Shirt: RSVLTS x WWE – The Deadman
Cap: The Captain – Black Pearl by Boston Scally Co.
Pins: Violet Rose (Boston Scally Co.), Undertaker Retirement Pin (JuiceBox Pins)

Today’s outfit is a tribute to one of the most iconic figures in professional wrestling history—The Undertaker. Wearing this RSVLTS shirt feels like more than just repping a legend. It’s a reminder of the power of commitment, longevity, and reinvention.

There’s no question that Mark Calaway, the man behind the Undertaker, left a permanent mark on wrestling. At nearly 7 feet tall, he could move like someone half his size. He didn’t need a championship belt to be a draw—he was the attraction. The Undertaker wasn’t just a gimmick; he became a myth, a living legend, a symbol of wrestling’s eerie, theatrical side done right.

But here’s the thing—it almost never happened.

Before WWE, Calaway wrestled as "Mean Mark Callous." Talented? Yes. Memorable? Not yet. When he debuted at the 1990 Survivor Series as the Undertaker—an Old West mortician in an era filled with bizarre job-based gimmicks (a garbage man, a dentist, a clown, a repo man)—he could’ve easily been forgotten. Most of those gimmicks flopped. But not this one. Why?

Because Mark Calaway went all in.

He protected the character at all costs. He rarely broke kayfabe. He was careful with public appearances. He traveled in-character. He treated the role seriously—even reverently. That commitment, paired with his in-ring talent and backstage reputation as a safe and respectful worker, turned a ridiculous concept into the stuff of legends.
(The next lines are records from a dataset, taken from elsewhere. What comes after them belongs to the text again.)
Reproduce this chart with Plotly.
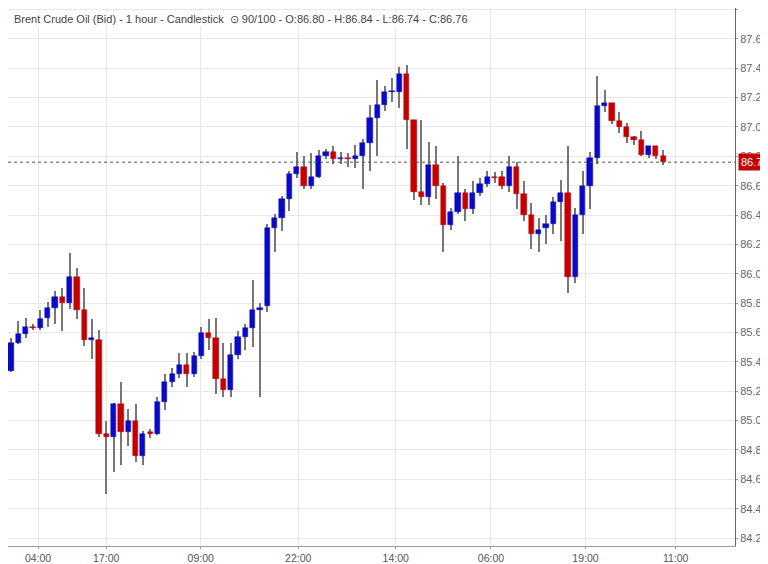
import plotly.graph_objects as go

opens = [85.34,85.53,85.59,85.64,85.63,85.70,85.77,85.84,85.80,85.98,85.75,85.55,85.55,84.91,84.89,85.11,84.92,85.00,84.76,84.92,
         84.91,85.13,85.26,85.32,85.38,85.32,85.44,85.60,85.56,85.28,85.21,85.45,85.57,85.63,85.75,85.78,86.31,86.38,86.51,86.68,
         86.73,86.60,86.66,86.80,86.83,86.78,86.79,86.78,86.80,86.89,87.06,87.15,87.24,87.24,87.36,87.05,86.56,86.52,86.74,86.60,
         86.33,86.42,86.55,86.44,86.55,86.61,86.66,86.66,86.60,86.73,86.54,86.40,86.27,86.31,86.34,86.49,86.55,85.98,86.40,86.60,
         86.79,87.14,87.16,87.04,87.00,86.93,86.91,86.81,86.87,86.80]
closes = [85.53,85.59,85.64,85.63,85.69,85.77,85.84,85.80,85.98,85.75,85.55,85.56,84.91,84.89,85.11,84.92,85.00,84.76,84.91,84.91,
          85.13,85.26,85.32,85.38,85.32,85.44,85.60,85.56,85.28,85.21,85.45,85.57,85.63,85.75,85.77,86.31,86.38,86.51,86.68,86.73,
          86.60,86.66,86.80,86.83,86.78,86.79,86.78,86.80,86.89,87.06,87.15,87.24,87.24,87.36,87.05,86.56,86.52,86.74,86.60,86.33,
          86.42,86.55,86.44,86.55,86.61,86.66,86.65,86.60,86.73,86.54,86.40,86.27,86.30,86.34,86.49,86.55,85.98,86.40,86.60,86.79,
          87.14,87.16,87.04,87.00,86.93,86.91,86.81,86.87,86.80,86.76]
highs = [85.56,85.68,85.70,85.66,85.75,85.81,85.88,85.90,86.14,86.04,85.90,85.69,85.62,85.00,85.12,85.26,85.08,85.11,84.93,84.94,
         85.16,85.32,85.36,85.46,85.46,85.47,85.64,85.69,85.70,85.53,85.53,85.61,85.66,85.96,85.80,86.34,86.41,86.53,86.70,86.83,
         86.80,86.82,86.84,86.85,86.87,86.83,86.82,86.88,86.92,87.15,87.32,87.28,87.33,87.41,87.42,87.05,87.05,86.90,86.87,86.62,
         86.45,86.80,86.58,86.63,86.65,86.70,86.69,86.70,86.80,86.76,86.63,86.48,86.38,86.40,86.52,86.64,86.87,86.45,86.70,86.83,
         87.35,87.25,87.16,87.10,87.03,86.94,86.97,86.87,86.87,86.84]
lows = [85.33,85.52,85.56,85.62,85.62,85.64,85.66,85.61,85.76,85.69,85.51,85.42,84.89,84.50,84.65,84.70,84.83,84.72,84.70,84.88,
        84.90,85.07,85.23,85.29,85.23,85.30,85.42,85.48,85.18,85.16,85.16,85.42,85.48,85.50,85.16,85.74,86.15,86.29,86.43,86.65,
        86.58,86.58,86.65,86.78,86.75,86.75,86.73,86.72,86.58,86.70,86.80,87.11,87.17,87.13,86.85,86.50,86.47,86.47,86.51,86.15,
        86.30,86.41,86.36,86.41,86.53,86.59,86.62,86.58,86.56,86.44,86.36,86.17,86.15,86.20,86.27,86.22,85.87,85.94,86.27,86.44,
        86.75,87.10,87.02,86.96,86.89,86.88,86.80,86.79,86.78,86.74]
x = list(range(len(opens)))

tick_pos = [3.7, 13, 25.9, 39.2, 52.5, 65.5, 78.4, 90.7]
tick_text = ["04:00<br>Jun/28/24", "17:00<br> ", "09:00<br>Jul/1/24", "22:00<br> ", "14:00<br>Jul/2/24",
             "06:00<br>Jul/3/24", "19:00<br> ", "11:00<br>Jul/4/24"]
last_price = 86.76

BLUE = "#0a0ac4"
RED = "#c40000"
up = [c >= o for o, c in zip(opens, closes)]
colors = [BLUE if u else RED for u in up]

fig = go.Figure()
fig.add_trace(go.Bar(x=x, y=[h - l for h, l in zip(highs, lows)], base=lows, width=0.14,
                     marker=dict(color="#777777", line=dict(width=0)), hoverinfo="skip"))
fig.add_trace(go.Bar(x=x, y=[max(abs(c - o), 0.004) for o, c in zip(opens, closes)],
                     base=[min(o, c) if abs(c - o) >= 0.004 else (o + c) / 2 - 0.002 for o, c in zip(opens, closes)],
                     width=0.72, marker=dict(color=colors, line=dict(color=colors, width=0.5))))
fig.add_hline(y=last_price, line=dict(color="#555555", width=1, dash="dot"))

fig.add_annotation(x=1.0, xref="paper", xanchor="left", y=last_price, yref="y", text="86.76",
                   showarrow=False, bgcolor=RED, font=dict(color="white", size=11, family="Liberation Sans"),
                   borderpad=2, xshift=3)
fig.add_annotation(x=0.005, xref="paper", y=1, yref="paper", xanchor="left", yanchor="top",
                   text="Brent Crude Oil (Bid) - 1 hour - Candlestick  ⊙ 90/100 - O:86.80 - H:86.84 - L:86.74 - C:86.76",
                   showarrow=False, font=dict(size=11, color="#444444", family="Liberation Sans"),
                   bgcolor="white", yshift=-3)

fig.update_layout(
    width=768, height=564, margin=dict(l=0, r=41, t=0, b=26),
    paper_bgcolor="white", plot_bgcolor="white", showlegend=False, barmode="overlay", bargap=0,
    font=dict(family="Liberation Sans", size=11, color="#555555"),
    xaxis=dict(range=[-0.4, 98.8], tickvals=tick_pos, ticktext=tick_text, showgrid=True, automargin=False,
               gridcolor="#e8e8e8", zeroline=False, ticks="outside", ticklen=2, tickcolor="#999",
               showline=True, linecolor="#999", tickfont=dict(size=10.5, color="#555")),
    yaxis=dict(range=[84.146, 87.81], side="right", dtick=0.2, tick0=84.2, tickformat=".2f", automargin=False,
               showgrid=True, gridcolor="#e8e8e8", zeroline=False, showline=True, linecolor="#666",
               ticks="outside", ticklen=2, tickcolor="#999", tickfont=dict(size=11, color="#666")),
)
fig.write_html("out.html")
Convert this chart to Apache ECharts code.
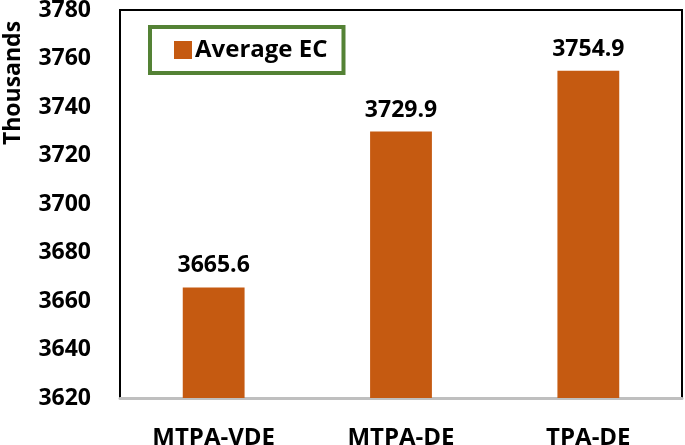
<!DOCTYPE html>
<html>
<head>
<meta charset="utf-8">
<script src="https://cdn.jsdelivr.net/npm/echarts@6/dist/echarts.min.js"></script>
<style>
  html, body { margin: 0; padding: 0; background: #fff; }
  #chart { width: 685px; height: 445px; }
</style>
</head>
<body>
<div id="chart"></div>
<script>
// 数据
const categories = ['MTPA-VDE', 'MTPA-DE', 'TPA-DE'];
const avgEC = [3665.6, 3729.9, 3754.9];
const seriesName = 'Average EC';

const chart = echarts.init(document.getElementById('chart'));

const font = '"Open Sans", sans-serif';

const option = {
  backgroundColor: '#fff',
  animation: false,
  grid: {
    left: 120,
    right: 3,
    top: 10,
    bottom: 47,
    outerBoundsMode: 'none',
    show: true,
    borderColor: '#000',
    borderWidth: 2,
    backgroundColor: 'transparent'
  },
  legend: {
    left: 150,
    top: 27,
    data: [seriesName],
    itemWidth: 18,
    itemHeight: 18,
    itemGap: 0,
    padding: [11, 16, 11, 24],
    borderColor: '#548235',
    borderWidth: 4,
    icon: 'rect',
    textStyle: {
      fontFamily: font,
      fontWeight: 'bold',
      fontSize: 24,
      color: '#000',
      padding: [0, 0, 0, -2]
    }
  },
  graphic: [{
    type: 'text',
    x: 13,
    y: 83,
    rotation: Math.PI / 2,
    style: {
      text: 'Thousands',
      fontFamily: font,
      fontWeight: 'bold',
      fontSize: 23,
      fill: '#000',
      align: 'center',
      verticalAlign: 'middle'
    }
  }],
  xAxis: {
    type: 'category',
    data: categories,
    axisLine: { show: true, lineStyle: { color: '#bfbfbf', width: 3 } },
    axisTick: { show: false },
    axisLabel: {
      margin: 28,
      fontFamily: font,
      fontWeight: 'bold',
      fontSize: 24,
      color: '#000'
    }
  },
  yAxis: {
    type: 'value',
    min: 3620,
    max: 3780,
    interval: 20,
    splitLine: { show: false },
    axisLine: { show: true, lineStyle: { color: '#000', width: 2 } },
    axisTick: { show: false },
    axisLabel: {
      margin: 29,
      formatter: v => String(v),
      fontFamily: font,
      fontWeight: 'bold',
      fontSize: 23,
      color: '#000'
    }
  },
  series: [{
    name: seriesName,
    type: 'bar',
    data: avgEC,
    barWidth: '33%',
    itemStyle: { color: '#C55A11' },
    label: {
      show: true,
      position: 'top',
      distance: 10,
      fontFamily: font,
      fontWeight: 'bold',
      fontSize: 23,
      color: '#000'
    }
  }]
};

chart.setOption(option);
</script>
</body>
</html>
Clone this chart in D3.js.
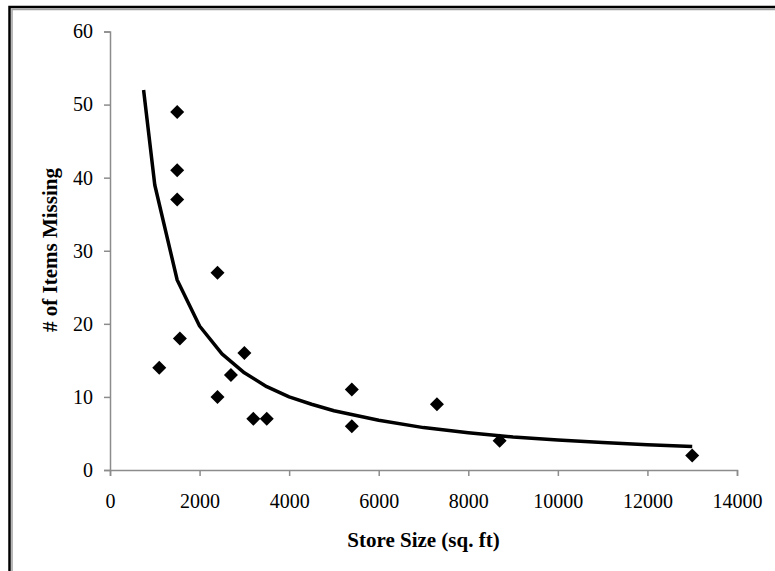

He didn’t wait for a better opportunity—he made this one work. He adapted through every WWE era: the Golden Era, the New Generation, Attitude, Ruthless Aggression, and into the modern PG Era, finally retiring in 2020. And through it all, he remained relevant. Respected. Feared. Admired.

A Karrion Kross recently said in a video that people always say “the grass is greener on the other side,” but that’s not it. “Water your own grass until it’s green.” That’s exactly what Mark Calaway did. He turned something that should’ve flopped into greatness—not because of the gimmick, but because of the man behind it.

Mark Calaway wasn’t a phenom because of the Undertaker.
The Undertaker was the Phenom because of Mark Calaway.